= EXERCISE =
Leave out the pictures, then reproduce the rest of the material exactly.

+===+

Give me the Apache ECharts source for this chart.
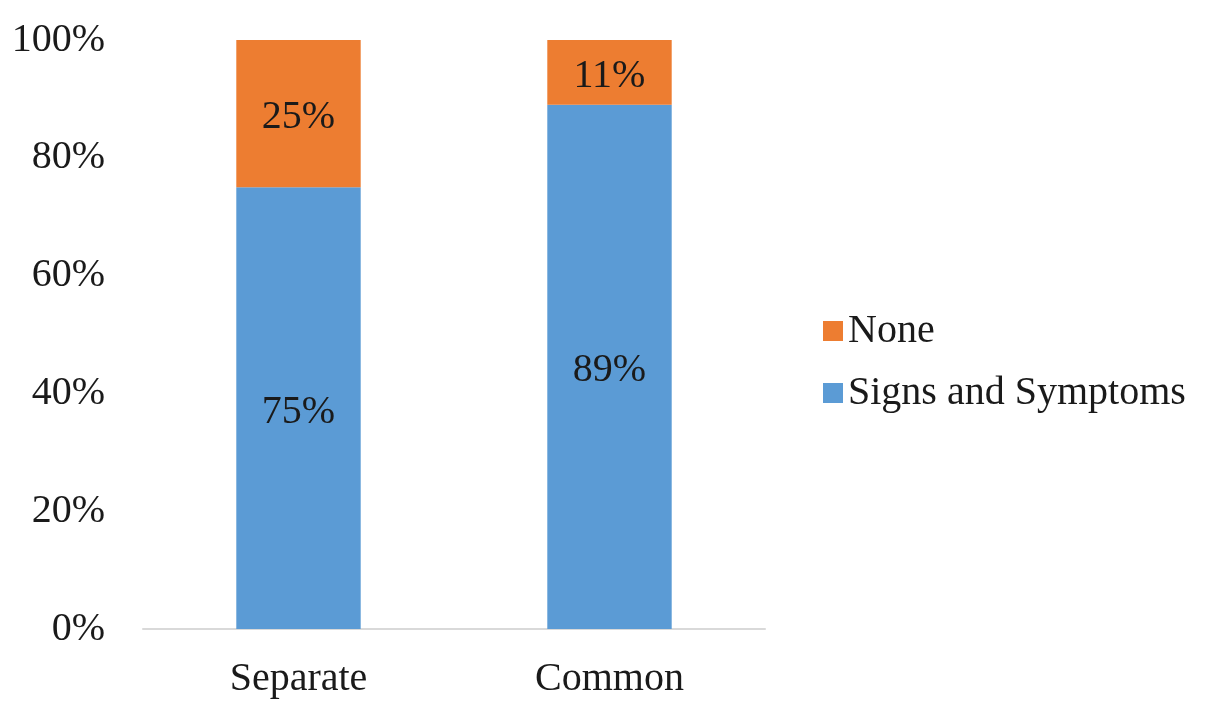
<!DOCTYPE html>
<html>
<head>
<meta charset="utf-8">
<script src="https://cdn.jsdelivr.net/npm/echarts@6/dist/echarts.min.js"></script>
<style>
  html, body { margin: 0; padding: 0; background: #fff; }
  #chart { width: 1210px; height: 704px; }
</style>
</head>
<body>
<div id="chart"></div>
<script>
  var categories = ['Separate', 'Common'];
  var signsValues = [75, 89];
  var noneValues = [25, 11];
  var yTicks = [0, 20, 40, 60, 80, 100];

  var font = '"Liberation Serif", "Times New Roman", serif';

  var chart = echarts.init(document.getElementById('chart'));
  chart.setOption({
    animation: false,
    textStyle: { fontFamily: font },
    grid: {
      left: 143,
      right: 445,
      top: 40,
      bottom: 75
    },
    legend: {
      orient: 'vertical',
      left: 818,
      top: 306,
      itemWidth: 20,
      itemHeight: 20,
      itemGap: 22,
      icon: 'rect',
      data: ['None', 'Signs and Symptoms'],
      textStyle: {
        fontFamily: font,
        fontSize: 40,
        color: '#1a1a1a'
      }
    },
    xAxis: {
      type: 'category',
      data: categories,
      axisLine: { lineStyle: { color: '#d9d9d9', width: 2 } },
      axisTick: { show: false },
      axisLabel: {
        fontFamily: font,
        fontSize: 40,
        color: '#1a1a1a',
        margin: 30
      }
    },
    yAxis: {
      type: 'value',
      min: yTicks[0],
      max: yTicks[yTicks.length - 1],
      interval: 20,
      axisLine: { show: false },
      axisTick: { show: false },
      splitLine: { show: false },
      axisLabel: {
        fontFamily: font,
        fontSize: 40,
        color: '#1a1a1a',
        margin: 38,
        padding: [6, 0, 0, 0],
        formatter: '{value}%'
      }
    },
    series: [
      {
        name: 'Signs and Symptoms',
        type: 'bar',
        stack: 'total',
        barWidth: '40%',
        data: signsValues,
        itemStyle: { color: '#5b9bd5' },
        label: {
          show: true,
          position: 'inside',
          offset: [0, 4],
          formatter: '{c}%',
          fontFamily: font,
          fontSize: 40,
          color: '#1a1a1a'
        }
      },
      {
        name: 'None',
        type: 'bar',
        stack: 'total',
        barWidth: '40%',
        data: noneValues,
        itemStyle: { color: '#ed7d31' },
        label: {
          show: true,
          position: 'inside',
          offset: [0, 4],
          formatter: '{c}%',
          fontFamily: font,
          fontSize: 40,
          color: '#1a1a1a'
        }
      }
    ]
  });
</script>
</body>
</html>
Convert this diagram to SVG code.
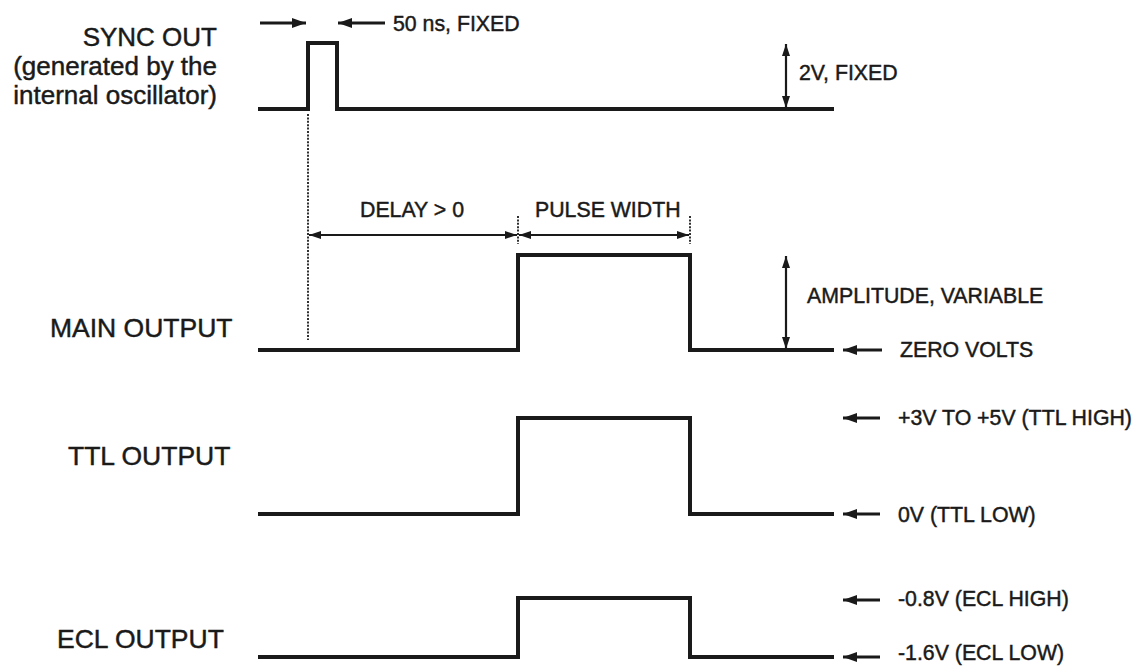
<svg xmlns="http://www.w3.org/2000/svg" width="1137" height="666" viewBox="0 0 1137 666">
<defs>
<style>
text{font-family:"Liberation Sans",Arial,sans-serif;fill:#1a1a1a;stroke:#1a1a1a;stroke-width:0.45}
.lbl{font-size:26.5px}
.syn{font-size:26px}
.sm{font-size:21.3px}
.sig{fill:none;stroke:#1a1a1a;stroke-width:4;stroke-linejoin:miter}
.arr{fill:none;stroke:#1a1a1a;stroke-width:2.2}
.ptr{fill:none;stroke:#1a1a1a;stroke-width:2.8}
.dot{fill:none;stroke:#1a1a1a;stroke-width:1.8;stroke-dasharray:2 1.4}
</style>
<marker id="ah" viewBox="0 0 12 8" refX="12" refY="4" markerWidth="12" markerHeight="8" markerUnits="userSpaceOnUse" orient="auto-start-reverse">
<path d="M0,0 L12,4 L0,8 Z" fill="#1a1a1a"/>
</marker>
<marker id="ph" viewBox="0 0 14 10" refX="14" refY="5" markerWidth="14" markerHeight="10" markerUnits="userSpaceOnUse" orient="auto">
<path d="M0,0 L14,5 L0,10 Z" fill="#1a1a1a"/>
</marker>
</defs>
<rect width="1137" height="666" fill="#ffffff"/>

<g id="sync">
<text class="syn" x="217" y="46" text-anchor="end">SYNC OUT</text>
<text class="syn" x="217" y="75" text-anchor="end">(generated by the</text>
<text class="syn" x="217" y="104" text-anchor="end">internal oscillator)</text>
<path class="sig" d="M258,109 H308 V43 H337 V109 H834"/>
<text class="sm" x="393" y="31">50 ns, FIXED</text>
<text class="sm" x="799" y="80">2V, FIXED</text>
</g>

<g id="main">
<text class="lbl" x="50" y="337">MAIN OUTPUT</text>
<path class="sig" d="M258,350 H518 V255 H690 V350 H834"/>
<text class="sm" x="360" y="217">DELAY &gt; 0</text>
<text class="sm" x="535" y="217">PULSE WIDTH</text>
<text class="sm" x="807" y="303">AMPLITUDE, VARIABLE</text>
<text class="sm" x="900" y="357">ZERO VOLTS</text>
</g>

<g id="ttl">
<text class="lbl" x="68" y="465">TTL OUTPUT</text>
<path class="sig" d="M258,514 H518 V418 H690 V514 H834"/>
<text class="sm" x="898" y="425">+3V TO +5V (TTL HIGH)</text>
<text class="sm" x="898" y="522">0V (TTL LOW)</text>
</g>

<g id="ecl">
<text class="lbl" x="57" y="648">ECL OUTPUT</text>
<path class="sig" d="M258,657 H518 V598 H690 V657 H834"/>
<text class="sm" x="898" y="606">-0.8V (ECL HIGH)</text>
<text class="sm" x="898" y="660">-1.6V (ECL LOW)</text>
</g>

<g id="connectors">
<line class="ptr" x1="260" y1="23" x2="306" y2="23" marker-end="url(#ph)"/>
<line class="ptr" x1="385" y1="23" x2="338" y2="23" marker-end="url(#ph)"/>
<line class="arr" x1="786" y1="44" x2="786" y2="108" marker-start="url(#ah)" marker-end="url(#ah)"/>
<line class="dot" x1="308" y1="114" x2="308" y2="340"/>
<line class="dot" x1="518" y1="216" x2="518" y2="244"/>
<line class="dot" x1="690" y1="216" x2="690" y2="244"/>
<line class="arr" x1="309" y1="235" x2="517" y2="235" marker-start="url(#ah)" marker-end="url(#ah)"/>
<line class="arr" x1="519" y1="235" x2="689" y2="235" marker-start="url(#ah)" marker-end="url(#ah)"/>
<line class="arr" x1="786" y1="256" x2="786" y2="349" marker-start="url(#ah)" marker-end="url(#ah)"/>
<line class="ptr" x1="882" y1="350" x2="843" y2="350" marker-end="url(#ph)"/>
<line class="ptr" x1="880" y1="418" x2="843" y2="418" marker-end="url(#ph)"/>
<line class="ptr" x1="880" y1="514" x2="843" y2="514" marker-end="url(#ph)"/>
<line class="ptr" x1="880" y1="600" x2="843" y2="600" marker-end="url(#ph)"/>
<line class="ptr" x1="880" y1="657" x2="843" y2="657" marker-end="url(#ph)"/>
</g>
</svg>
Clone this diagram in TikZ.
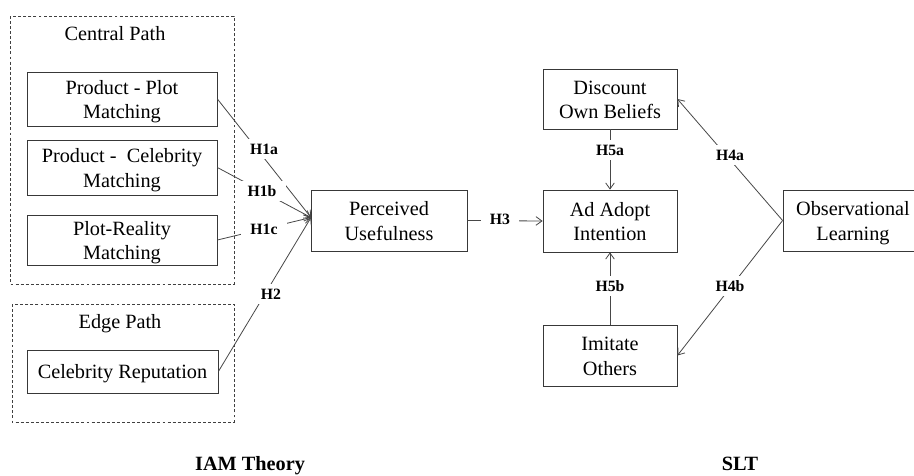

+===+

= RESULT OF THIS TASK =
Give me the Apache ECharts source for this chart.
<!DOCTYPE html>
<html>
<head>
<meta charset="utf-8">
<script src="https://cdn.jsdelivr.net/npm/echarts@6/dist/echarts.min.js"></script>
<style>
  html, body { margin: 0; padding: 0; background: #fff; }
  #chart { width: 1210px; height: 704px; }
</style>
</head>
<body>
<div id="chart"></div>
<script>
  var categories = ['Separate', 'Common'];
  var signsValues = [75, 89];
  var noneValues = [25, 11];
  var yTicks = [0, 20, 40, 60, 80, 100];

  var font = '"Liberation Serif", "Times New Roman", serif';

  var chart = echarts.init(document.getElementById('chart'));
  chart.setOption({
    animation: false,
    textStyle: { fontFamily: font },
    grid: {
      left: 143,
      right: 445,
      top: 40,
      bottom: 75
    },
    legend: {
      orient: 'vertical',
      left: 818,
      top: 306,
      itemWidth: 20,
      itemHeight: 20,
      itemGap: 22,
      icon: 'rect',
      data: ['None', 'Signs and Symptoms'],
      textStyle: {
        fontFamily: font,
        fontSize: 40,
        color: '#1a1a1a'
      }
    },
    xAxis: {
      type: 'category',
      data: categories,
      axisLine: { lineStyle: { color: '#d9d9d9', width: 2 } },
      axisTick: { show: false },
      axisLabel: {
        fontFamily: font,
        fontSize: 40,
        color: '#1a1a1a',
        margin: 30
      }
    },
    yAxis: {
      type: 'value',
      min: yTicks[0],
      max: yTicks[yTicks.length - 1],
      interval: 20,
      axisLine: { show: false },
      axisTick: { show: false },
      splitLine: { show: false },
      axisLabel: {
        fontFamily: font,
        fontSize: 40,
        color: '#1a1a1a',
        margin: 38,
        padding: [6, 0, 0, 0],
        formatter: '{value}%'
      }
    },
    series: [
      {
        name: 'Signs and Symptoms',
        type: 'bar',
        stack: 'total',
        barWidth: '40%',
        data: signsValues,
        itemStyle: { color: '#5b9bd5' },
        label: {
          show: true,
          position: 'inside',
          offset: [0, 4],
          formatter: '{c}%',
          fontFamily: font,
          fontSize: 40,
          color: '#1a1a1a'
        }
      },
      {
        name: 'None',
        type: 'bar',
        stack: 'total',
        barWidth: '40%',
        data: noneValues,
        itemStyle: { color: '#ed7d31' },
        label: {
          show: true,
          position: 'inside',
          offset: [0, 4],
          formatter: '{c}%',
          fontFamily: font,
          fontSize: 40,
          color: '#1a1a1a'
        }
      }
    ]
  });
</script>
</body>
</html>
Convert this diagram to SVG code.
<svg xmlns="http://www.w3.org/2000/svg" width="1137" height="666" viewBox="0 0 1137 666">
<defs>
<style>
text{font-family:"Liberation Sans",Arial,sans-serif;fill:#1a1a1a;stroke:#1a1a1a;stroke-width:0.45}
.lbl{font-size:26.5px}
.syn{font-size:26px}
.sm{font-size:21.3px}
.sig{fill:none;stroke:#1a1a1a;stroke-width:4;stroke-linejoin:miter}
.arr{fill:none;stroke:#1a1a1a;stroke-width:2.2}
.ptr{fill:none;stroke:#1a1a1a;stroke-width:2.8}
.dot{fill:none;stroke:#1a1a1a;stroke-width:1.8;stroke-dasharray:2 1.4}
</style>
<marker id="ah" viewBox="0 0 12 8" refX="12" refY="4" markerWidth="12" markerHeight="8" markerUnits="userSpaceOnUse" orient="auto-start-reverse">
<path d="M0,0 L12,4 L0,8 Z" fill="#1a1a1a"/>
</marker>
<marker id="ph" viewBox="0 0 14 10" refX="14" refY="5" markerWidth="14" markerHeight="10" markerUnits="userSpaceOnUse" orient="auto">
<path d="M0,0 L14,5 L0,10 Z" fill="#1a1a1a"/>
</marker>
</defs>
<rect width="1137" height="666" fill="#ffffff"/>

<g id="sync">
<text class="syn" x="217" y="46" text-anchor="end">SYNC OUT</text>
<text class="syn" x="217" y="75" text-anchor="end">(generated by the</text>
<text class="syn" x="217" y="104" text-anchor="end">internal oscillator)</text>
<path class="sig" d="M258,109 H308 V43 H337 V109 H834"/>
<text class="sm" x="393" y="31">50 ns, FIXED</text>
<text class="sm" x="799" y="80">2V, FIXED</text>
</g>

<g id="main">
<text class="lbl" x="50" y="337">MAIN OUTPUT</text>
<path class="sig" d="M258,350 H518 V255 H690 V350 H834"/>
<text class="sm" x="360" y="217">DELAY &gt; 0</text>
<text class="sm" x="535" y="217">PULSE WIDTH</text>
<text class="sm" x="807" y="303">AMPLITUDE, VARIABLE</text>
<text class="sm" x="900" y="357">ZERO VOLTS</text>
</g>

<g id="ttl">
<text class="lbl" x="68" y="465">TTL OUTPUT</text>
<path class="sig" d="M258,514 H518 V418 H690 V514 H834"/>
<text class="sm" x="898" y="425">+3V TO +5V (TTL HIGH)</text>
<text class="sm" x="898" y="522">0V (TTL LOW)</text>
</g>

<g id="ecl">
<text class="lbl" x="57" y="648">ECL OUTPUT</text>
<path class="sig" d="M258,657 H518 V598 H690 V657 H834"/>
<text class="sm" x="898" y="606">-0.8V (ECL HIGH)</text>
<text class="sm" x="898" y="660">-1.6V (ECL LOW)</text>
</g>

<g id="connectors">
<line class="ptr" x1="260" y1="23" x2="306" y2="23" marker-end="url(#ph)"/>
<line class="ptr" x1="385" y1="23" x2="338" y2="23" marker-end="url(#ph)"/>
<line class="arr" x1="786" y1="44" x2="786" y2="108" marker-start="url(#ah)" marker-end="url(#ah)"/>
<line class="dot" x1="308" y1="114" x2="308" y2="340"/>
<line class="dot" x1="518" y1="216" x2="518" y2="244"/>
<line class="dot" x1="690" y1="216" x2="690" y2="244"/>
<line class="arr" x1="309" y1="235" x2="517" y2="235" marker-start="url(#ah)" marker-end="url(#ah)"/>
<line class="arr" x1="519" y1="235" x2="689" y2="235" marker-start="url(#ah)" marker-end="url(#ah)"/>
<line class="arr" x1="786" y1="256" x2="786" y2="349" marker-start="url(#ah)" marker-end="url(#ah)"/>
<line class="ptr" x1="882" y1="350" x2="843" y2="350" marker-end="url(#ph)"/>
<line class="ptr" x1="880" y1="418" x2="843" y2="418" marker-end="url(#ph)"/>
<line class="ptr" x1="880" y1="514" x2="843" y2="514" marker-end="url(#ph)"/>
<line class="ptr" x1="880" y1="600" x2="843" y2="600" marker-end="url(#ph)"/>
<line class="ptr" x1="880" y1="657" x2="843" y2="657" marker-end="url(#ph)"/>
</g>
</svg>
Clone this diagram in TikZ.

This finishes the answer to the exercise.